Very nice! .... (x anguloi) ?


----------



## Migrant13 (Nov 1, 2015)

Most excellent.


----------



## Marco (Nov 1, 2015)

Lovely yellow!


----------



## NYEric (Nov 1, 2015)

Yay besseae! Do you have a schlimii v. Albiflorum?


----------



## abax (Nov 1, 2015)

Yeah, what Rob said. It's beautiful and I can't quite imagine what improvements you might be looking for
next blooming.


----------



## My Green Pets (Nov 1, 2015)

Good Lord that is a yellow girl!


----------



## eaborne (Nov 2, 2015)

Love it!


----------



## Secundino (Nov 2, 2015)

Very nice!


----------



## SlipperFan (Nov 2, 2015)

:clap: Perfection! :clap:


----------



## Chicago Chad (Nov 2, 2015)

Exactly what dot said!!!


----------



## John M (Nov 2, 2015)

Super......Congratulations!


----------



## troy (Nov 2, 2015)

Where is the color?
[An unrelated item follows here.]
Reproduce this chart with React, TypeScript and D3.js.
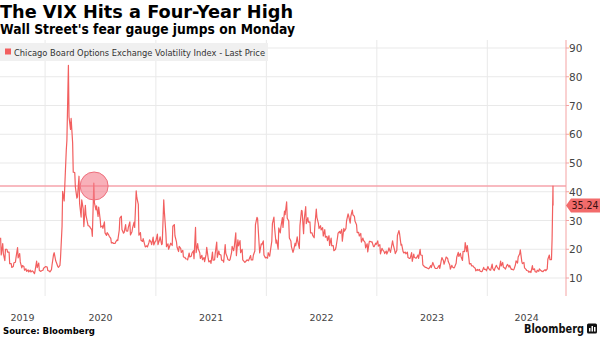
import React from 'react';
import * as d3 from 'd3';

const title = 'The VIX Hits a Four-Year High';
const subtitle = "Wall Street's fear gauge jumps on Monday";
const legendLabel = 'Chicago Board Options Exchange Volatility Index - Last Price';
const sourceText = 'Source: Bloomberg';
const brandText = 'Bloomberg';
const yTicks = [10, 20, 30, 40, 50, 60, 70, 80, 90];
const yearLabels = [2019, 2020, 2021, 2022, 2023, 2024];
const lastPrice = 35.24;
const highLevel = 42;
const highlightDate = '2020-06-11';

// two readings per week (mid-week, end of week), weeks starting on the given Monday
const vix2019 = [24, 18, 22, 18.5, 16, 20, 20, 19, 19, 15, 15, 13.7, 14, 15.3, 15.5, 17.2, 20.6, 17, 18.5, 15.6, 13.5, 14.3, 14, 12.7, 13.2, 12.3, 12.8, 12.1, 12.7, 12.1, 12.5, 12.3, 11.5, 12.6, 15.9, 13.6, 15.2, 12.6, 12.3, 12.5, 12.7, 13.4, 13.8, 14];
const vix2020 = [13.8, 12.6, 12.4, 12.1, 12.9, 14.6, 18.2, 18.8, 16, 15.5, 14, 13.7, 14.4, 17.1, 27.9, 40.1, 36.8, 41.9, 54.5, 57.8, 84, 66, 61.7, 65.5, 57, 46.8, 46.7, 41.7, 37.8, 38.2, 45.4, 35.9, 31.2, 37.2, 34, 27.9, 35.3, 31.9, 29.3, 28.2, 28, 27.5, 26.8, 24.5, 43, 36.1, 33.7, 35.1, 31.4, 34.7, 30.4, 27.7, 28.1, 27.3, 29.5, 25.7, 24.8, 25.8, 25, 24.5, 23.8, 22.2, 22.3, 22, 22, 22.5, 23.3, 23, 26.6, 30.8, 31.5, 26.9, 25.6, 25.8, 28.6, 26.4, 26.3, 27.6, 29.5, 25, 26.1, 27.4, 29.4, 27.6, 40.3, 38, 35.6, 24.9, 25.8, 23.1, 22.7, 23.7, 21.6, 20.8, 21.2, 20.8, 22.3, 23.3, 22.5, 21.6, 24.2, 21.5, 22.8, 22.8];
const vix2021 = [25.3, 21.6, 23.3, 24.3, 21.6, 21.9, 37.2, 33.1, 25.6, 20.9, 21.9, 20, 21.5, 22.1, 21.3, 28, 28.6, 24.7, 22.6, 20.7, 19.2, 21, 20.3, 18.9, 19.6, 17.3, 17.2, 16.7, 16.6, 16.3, 18.7, 17.3, 17.6, 18.6, 19.5, 16.7, 27.6, 18.8, 22, 20.2, 18.8, 16.8, 17.9, 16.4, 17.1, 15.7, 18.2, 20.7, 16.7, 15.6, 16, 15.1, 19, 16.2, 16.3, 18.5, 22.5, 17.2, 19.4, 18.2, 18, 16.2, 16.1, 15.5, 21.6, 18.6, 17.2, 16.4, 16.1, 16.4, 18.8, 21, 19.5, 20.8, 25.7, 17.8, 23.3, 21.2, 23, 18.8, 20, 16.3, 15.7, 15.4, 16, 16.3, 16, 16.5, 17.8, 16.3, 16.3, 17.9, 19.4, 28.6, 31.1, 30.7, 21.9, 18.7, 21.9, 21.6, 22.9, 18, 17, 17.2];
const vix2022 = [16.9, 18.8, 17.6, 19.2, 22.8, 28.9, 31.2, 27.7, 22.1, 23.2, 20, 27.4, 25.7, 27.8, 31, 27.6, 33.3, 32, 36.5, 30.8, 29.8, 23.9, 22.9, 20.8, 18.9, 19.6, 22.1, 21.2, 24.3, 22.7, 20.3, 28.2, 33.5, 33.4, 25.4, 30.2, 34.8, 28.9, 31, 29.4, 29.5, 25.7, 25.7, 24.8, 24, 27.8, 34, 31.1, 29, 27.2, 28.2, 26.7, 27.5, 24.6, 26.8, 24.2, 24.5, 23, 24.7, 21.3, 23.9, 21.2, 21.3, 19.5, 19.9, 20.6, 24, 25.6, 26.2, 25.5, 26.9, 22.8, 27.3, 26.3, 27.2, 29.9, 32.3, 31.6, 29.1, 31.4, 33.6, 32, 31.4, 29.7, 28.5, 25.8, 25.9, 24.6, 25.5, 22.5, 23.9, 23.1, 22.4, 20.5, 21.9, 19.1, 22.6, 22.8, 22.5, 22.6, 20.9, 20.9, 22.1, 21.7];
const vix2023 = [22.9, 21.1, 21.6, 18.4, 20.3, 19.9, 19.2, 18.5, 19.4, 18.3, 19.6, 20.5, 18.9, 20, 22.9, 21.7, 19.6, 18.5, 19.6, 24.8, 26.5, 25.5, 21.4, 21.7, 19.1, 18.7, 19, 18.4, 19, 17.1, 16.8, 16.8, 18.8, 15.8, 18.3, 17.2, 16.9, 17, 18, 16.8, 20, 18, 17.9, 14.6, 14, 13.8, 13.6, 13.5, 13.2, 13.4, 14.3, 13.6, 15.4, 14.8, 13.5, 13.3, 13.3, 13.6, 14.4, 13.3, 16.1, 17.1, 16, 14.8, 16.5, 17.3, 16.8, 15.7, 14.5, 13.1, 14.4, 13.8, 13.5, 13.8, 15.1, 17.2, 18.9, 17.5, 18.6, 17.5, 16.1, 19.3, 19.2, 22.3, 19.2, 21.3, 16.9, 14.9, 15, 14.2, 14.2, 13.8, 13.4, 12.5, 13, 12.6, 13, 12.4, 12.2, 12.3, 13.7, 13, 13, 12.5];
const vix2024 = [14, 13.4, 12.7, 12.7, 14.8, 13.3, 12.6, 13.3, 14.4, 13.9, 13.1, 12.9, 15.9, 14.2, 15.4, 13.8, 13.4, 13.1, 14.5, 14.7, 13.8, 14.4, 13, 13.1, 12.8, 13, 14.6, 16, 15.2, 17.3, 18.4, 19.8, 15.7, 15, 15.4, 13.5, 13, 12.6, 12.5, 12, 12.3, 11.9, 14.3, 12.9, 13.2, 12.2, 12, 12.7, 12.3, 13.2, 12.6, 12.4, 12.2, 12.5, 12.9, 12.5, 13.2, 16.5, 18, 16.4, 16.4, 23.4];
const finalDay = '2024-08-05';
const finalValues = [highLevel, lastPrice];

const segments = [
  { start: '2019-08-05', values: vix2019 },
  { start: '2020-01-06', values: vix2020 },
  { start: '2021-01-04', values: vix2021 },
  { start: '2022-01-03', values: vix2022 },
  { start: '2023-01-02', values: vix2023 },
  { start: '2024-01-01', values: vix2024 },
];

const DAY = 86400000;
const parse = (s: string) => new Date(s + 'T00:00:00Z');

type Pt = { date: Date; v: number };
const points: Pt[] = [];
segments.forEach((seg) => {
  const t0 = parse(seg.start).getTime();
  seg.values.forEach((v, i) => {
    const week = Math.floor(i / 2);
    const off = week * 7 + (i % 2 === 0 ? 2 : 4);
    points.push({ date: new Date(t0 + off * DAY), v });
  });
});
finalValues.forEach((v, i) => {
  points.push({ date: new Date(parse(finalDay).getTime() + i * 0.3 * DAY), v });
});

const W = 600;
const H = 337;
const AXIS_X = 566;
const RED = '#f25f5f';

export default function App() {
  const x = d3.scaleUtc().domain([parse('2019-08-05'), parse('2024-09-17')]).range([0, AXIS_X]);
  const y = d3.scaleLinear().domain([0, 90]).range([306.75, 48]);
  const line = d3
    .line<Pt>()
    .x((d) => x(d.date))
    .y((d) => y(d.v));

  const yearX = (yr: number) => x(parse(`${yr}-01-01`));
  const gridYears = yearLabels.filter((yr) => yearX(yr) > 0);

  const lpY = y(lastPrice);
  const font = "'DejaVu Sans', Verdana, sans-serif";

  return (
    <svg width={W} height={H} style={{ position: 'absolute', left: 0, top: 0, background: '#fff' }}>
      <rect x={0} y={0} width={W} height={H} fill="#fff" />
      <text x={0} y={18} fontFamily={font} fontWeight={700} fontSize={18} fill="#000" textLength={293} lengthAdjust="spacingAndGlyphs">
        {title}
      </text>
      <text x={0} y={34} fontFamily={font} fontWeight={700} fontSize={14} fill="#000" textLength={295} lengthAdjust="spacingAndGlyphs">
        {subtitle}
      </text>

      {/* grid */}
      {yTicks.map((t) => (
        <line key={'h' + t} x1={0} x2={AXIS_X} y1={y(t)} y2={y(t)} stroke="#e9e9e9" strokeWidth={1} />
      ))}
      {gridYears.map((yr) => (
        <line key={'v' + yr} x1={yearX(yr)} x2={yearX(yr)} y1={40} y2={296} stroke="#e9e9e9" strokeWidth={1} />
      ))}

      {/* legend */}
      <rect x={0} y={43} width={268} height={18} fill="#f0f0f0" />
      <rect x={5} y={48.5} width={6} height={6} fill={RED} />
      <text x={14} y={55.5} fontFamily={font} fontSize={9.5} fill="#333" textLength={251} lengthAdjust="spacingAndGlyphs">
        {legendLabel}
      </text>

      {/* annotation level */}
      <line x1={0} x2={AXIS_X} y1={y(highLevel)} y2={y(highLevel)} stroke="#f6a3ab" strokeWidth={1.5} />

      {/* series */}
      <path d={line(points) || ''} fill="none" stroke={RED} strokeWidth={1.2} strokeLinejoin="round" />

      {/* highlight circle */}
      <circle cx={x(parse(highlightDate))} cy={y(highLevel)} r={14} fill="#f47c8a" fillOpacity={0.6} stroke="#ee6f7c" strokeWidth={1} />

      {/* right axis */}
      <line x1={AXIS_X} x2={AXIS_X} y1={40} y2={296} stroke="#f4a3a3" strokeWidth={1} />
      {yTicks.map((t) => (
        <g key={'t' + t}>
          <line x1={AXIS_X} x2={AXIS_X + 3} y1={y(t)} y2={y(t)} stroke="#f4a3a3" strokeWidth={1} />
          <text x={AXIS_X + 3} y={y(t) + 4} fontFamily={font} fontSize={10.5} fill="#444">
            {t}
          </text>
        </g>
      ))}

      {/* last price tag */}
      <path
        d={`M${AXIS_X},${lpY} L${AXIS_X + 5},${lpY - 7} L${W},${lpY - 7} L${W},${lpY + 7} L${AXIS_X + 5},${lpY + 7} Z`}
        fill="#f26b6b"
      />
      <text x={AXIS_X + 5.5} y={lpY + 3.8} fontFamily={font} fontSize={10} fill="#3a1010" textLength={27} lengthAdjust="spacingAndGlyphs">
        {lastPrice.toFixed(2)}
      </text>

      {/* x labels */}
      {yearLabels.map((yr) => {
        const a = Math.max(yearX(yr), 0);
        const b = Math.min(yearX(yr + 1), AXIS_X);
        return (
          <text key={'y' + yr} x={(a + b) / 2} y={320.5} textAnchor="middle" fontFamily={font} fontSize={9.5} fill="#444">
            {yr}
          </text>
        );
      })}

      {/* footer */}
      <text x={3} y={334} fontFamily={font} fontWeight={700} fontSize={9.5} fill="#000" textLength={92} lengthAdjust="spacingAndGlyphs">
        {sourceText}
      </text>
      <text x={524} y={333} fontFamily={font} fontWeight={700} fontSize={12} fill="#111" textLength={60} lengthAdjust="spacingAndGlyphs">
        {brandText}
      </text>
      <rect x={587} y={323.5} width={10} height={10} rx={1.5} fill="#111" />
      <rect x={589} y={328} width={1.5} height={3.5} fill="#fff" />
      <rect x={591.5} y={326} width={1.5} height={5.5} fill="#fff" />
      <rect x={594} y={327} width={1.5} height={4.5} fill="#fff" />
    </svg>
  );
}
Blaahhhzzzeee white/yellow


----------



## Hamlet (Nov 3, 2015)

Amazing flower.


----------



## Kawarthapine (Mar 12, 2016)

I wonder how well that would score, let alone an impoved flower!

Hard to beat near perfection.


----------



## cnycharles (Mar 13, 2016)

Intense yellow


Elmer Nj


----------



## MaryPientka (Mar 13, 2016)

Wow!


----------



## e-spice (Mar 14, 2016)

Really pretty color and nicely photographed.


----------



## Hien (Mar 15, 2016)

very nice flower..I still don't know how to keep besseae plants so they don't going down hill after 2 years !


----------



## NYEric (Mar 15, 2016)

Hien, put them in a bigger pot with a lot of moist moss around the stolons.


----------



## trdyl (Mar 15, 2016)

Compared to the regular besseae how wet do the flavums like to be?


----------



## Hien (Mar 16, 2016)

NYEric said:


> Hien, put them in a bigger pot with a lot of moist moss around the stolons.


 Thanks, Eric , just read Eliseo post on the dalessandroi , he said the same thing you said here , I think there is something to your & Eliseo's method .
I notice that most of the besseae & dallessandroi in bark mix died from thirsty , and if i put saucer with water under the pot, the tanning actually kills the roots .


----------



## NYEric (Mar 17, 2016)

Yes, I am actually getting besseae to bloom for the first time this way; try it.


----------